3D TV: the phoenix

Sometimes They Come Back: 3D TV, with its long and troubled history, is a technology that has experienced alternating fortunes over time. It should come as no surprise that it is currently in a state of dormancy, following the revival of recent years: 3D TV, we are certain, is destined to renew itself and make a comeback in the not-too-distant future. The foundations of this technology lie in the insights of English physicist Charles Wheatstone, who invented stereoscopy in 1838, a technique that creates the illusion of three-dimensionality from a pair of images. However, its first applications date back to the following century, with the first stereoscopic TV experiments conducted in 1928 by John Logie Baird in London.


Since then, 3D technologies have experienced cycles of popularity and obscurity. An example of this is 3D cinema, which boomed in the 1950s and 1960s and re-emerged, thanks to digital technology, in the 2010s. The most recent turning point was in 2009 with the release of the first chapter of Avatar, the fantasy saga directed by American filmmaker James Cameron. The immense popularity of the film prompted major studios to produce 3D versions of numerous movies, few of which, however, possessed the same spectacular and emotional appeal. In theaters, audiences seemed willing to overcome their natural reluctance to wear 3D glasses to enjoy the effect, but not the additional cost of the ticket. As a result, the revival of 3D in cinema lasted only a few years.

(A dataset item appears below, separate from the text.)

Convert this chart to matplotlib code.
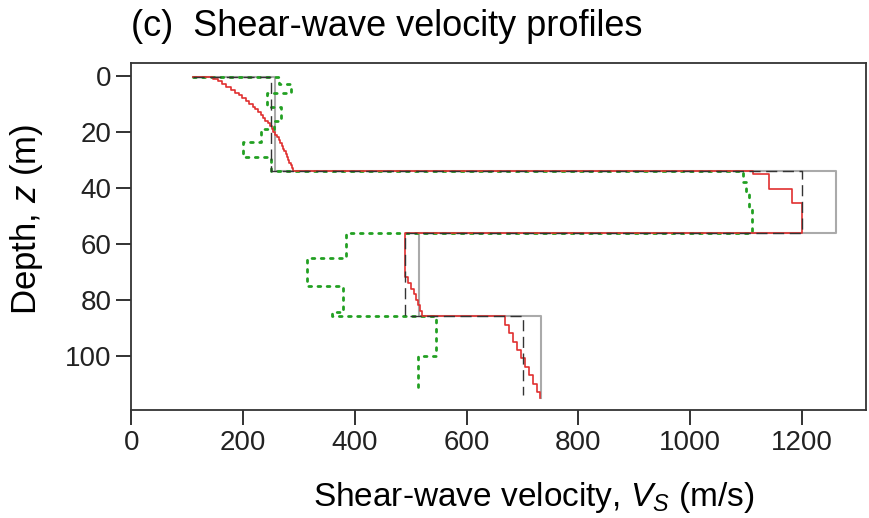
import numpy as np
import matplotlib
matplotlib.use('Agg')
import matplotlib.pyplot as plt

# surface starting point shared by all profiles
z_surf = 0.5
v_surf = 110

# layer boundaries (m) and shear-wave velocities (m/s) of each profile
z_mean = [0.5, 34, 56, 86, 114]
v_mean = [250, 1200, 490, 700]

z_gray = [0.5, 34, 56, 86, 115]
v_gray = [258, 1260, 515, 733]

z_red = [0.5, 1, 2, 3, 4, 5, 6, 7, 8, 9, 10, 11, 12, 13, 14, 15, 16, 17, 18, 19, 20,
         21, 22, 23, 24, 25, 26, 27, 28, 29, 30, 31, 32, 33, 34,
         35.1, 40.3, 45.4, 56,
         72, 74, 76, 78, 80, 82, 84, 86,
         89, 92, 95, 98, 101, 104, 107, 110, 113, 115]
v_red = [147, 155, 163, 170, 178, 185, 192, 199, 205, 211,
         217, 222, 227, 232, 236, 240, 244, 248, 251, 254,
         258, 261, 264, 266, 269, 271, 274, 276, 278, 281,
         283, 285, 288, 290,
         1113, 1140, 1182, 1200,
         490, 495, 500, 505, 509, 513, 517, 521,
         668, 676, 683, 690, 698, 705, 711, 718, 725, 731]

z_green = [0.5, 3, 6, 11, 16, 19, 23.5, 29, 34, 38, 42, 47, 56, 65, 75, 84.5, 86, 100, 111.7]
v_green = [265, 285, 242, 268, 255, 233, 200, 250, 1095, 1100, 1105, 1110,
           385, 314, 378, 360, 545, 513]


def steps(z, v):
    # staircase profile: start at surface point, then each layer top->bottom
    xs = [v_surf]
    ys = [z_surf]
    for i in range(len(v)):
        xs += [v[i], v[i]]
        ys += [z[i], z[i + 1]]
    return xs, ys


plt.rcParams['font.family'] = ['Liberation Sans', 'DejaVu Sans']
plt.rcParams['mathtext.fontset'] = 'custom'
plt.rcParams['mathtext.it'] = 'Liberation Sans:italic'
plt.rcParams['mathtext.rm'] = 'Liberation Sans'

fig = plt.figure(figsize=(8.69, 5.18), dpi=100)
ax = fig.add_axes([0.151, 0.208, 0.846, 0.670])

x, y = steps(z_gray, v_gray)
ax.plot(x, y, color='#aaaaaa', lw=1.5)
x, y = steps(z_green, v_green)
ax.plot(x, y, color='#22a022', lw=2.0, dashes=(1, 2.3), dash_capstyle='round')
x, y = steps(z_red, v_red)
ax.plot(x, y, color='#e03030', lw=1.2)
x, y = steps(z_mean, v_mean)
ax.plot(x, y, color='#333333', lw=1.0, dashes=(8, 4))

ax.set_xlim(0, 1315)
ax.set_ylim(119.5, -4.5)
ax.set_xticks(np.arange(0, 1201, 200))
ax.set_yticks(np.arange(0, 101, 20))
ax.tick_params(direction='out', length=11, width=1.3, labelsize=20, pad=3, colors='#222222')
for s in ax.spines.values():
    s.set_linewidth(1.3)
    s.set_color('#333333')

ax.set_xlabel('Shear-wave velocity, $V_S$ (m/s)', fontsize=24)
ax.xaxis.set_label_coords(0.548, -0.2)
ax.set_ylabel('Depth, $z$ (m)', fontsize=25)
ax.yaxis.set_label_coords(-0.117, 0.55)
fig.text(0.151, 0.948, '(c)  Shear-wave velocity profiles', fontsize=26, va='center', ha='left')

fig.savefig('out.png', dpi=100)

The renewed enthusiasm for the format in the early 2010s had a significant impact on the TV sector as well. Thanks to the features and potential of digital televisions and investments in 3D content production, we witnessed a rapid spread of this technology within a few years. According to research and consulting firm DisplaySearch, global sales of 3D televisions reached 2.2 million units in 2010, with an impressive progressive increase in subsequent years: 24.1 million in 2011 and 41.5 million in 2012, despite higher selling prices compared to regular HD televisions. Supporting hardware sales were cinematic content and equally spectacular productions by broadcasters worldwide: alongside movies, shows, and documentaries, sports – from World Cup football matches to basketball and golf games – were the primary drivers of the sector. In terms of units sold and products made, significant figures were achieved, but evidently not enough to ensure the economic sustainability of 3D TV. The gradual reduction in 3D films production further pushed the industry to progressively reduce its support. We are still far from overcoming the main obstacle for home viewing: the 3D glasses, essential for perceiving the 3D effect. Research in this field is moving towards 4K autostereoscopic displays, but ongoing experiments are still in their early stages.

At this stage, 3D seems destined to develop in areas other than television, such as virtual and augmented reality, driven by gaming. However, current and future technological developments leave ample room for the possibility of its resurgence. Will this be the right time?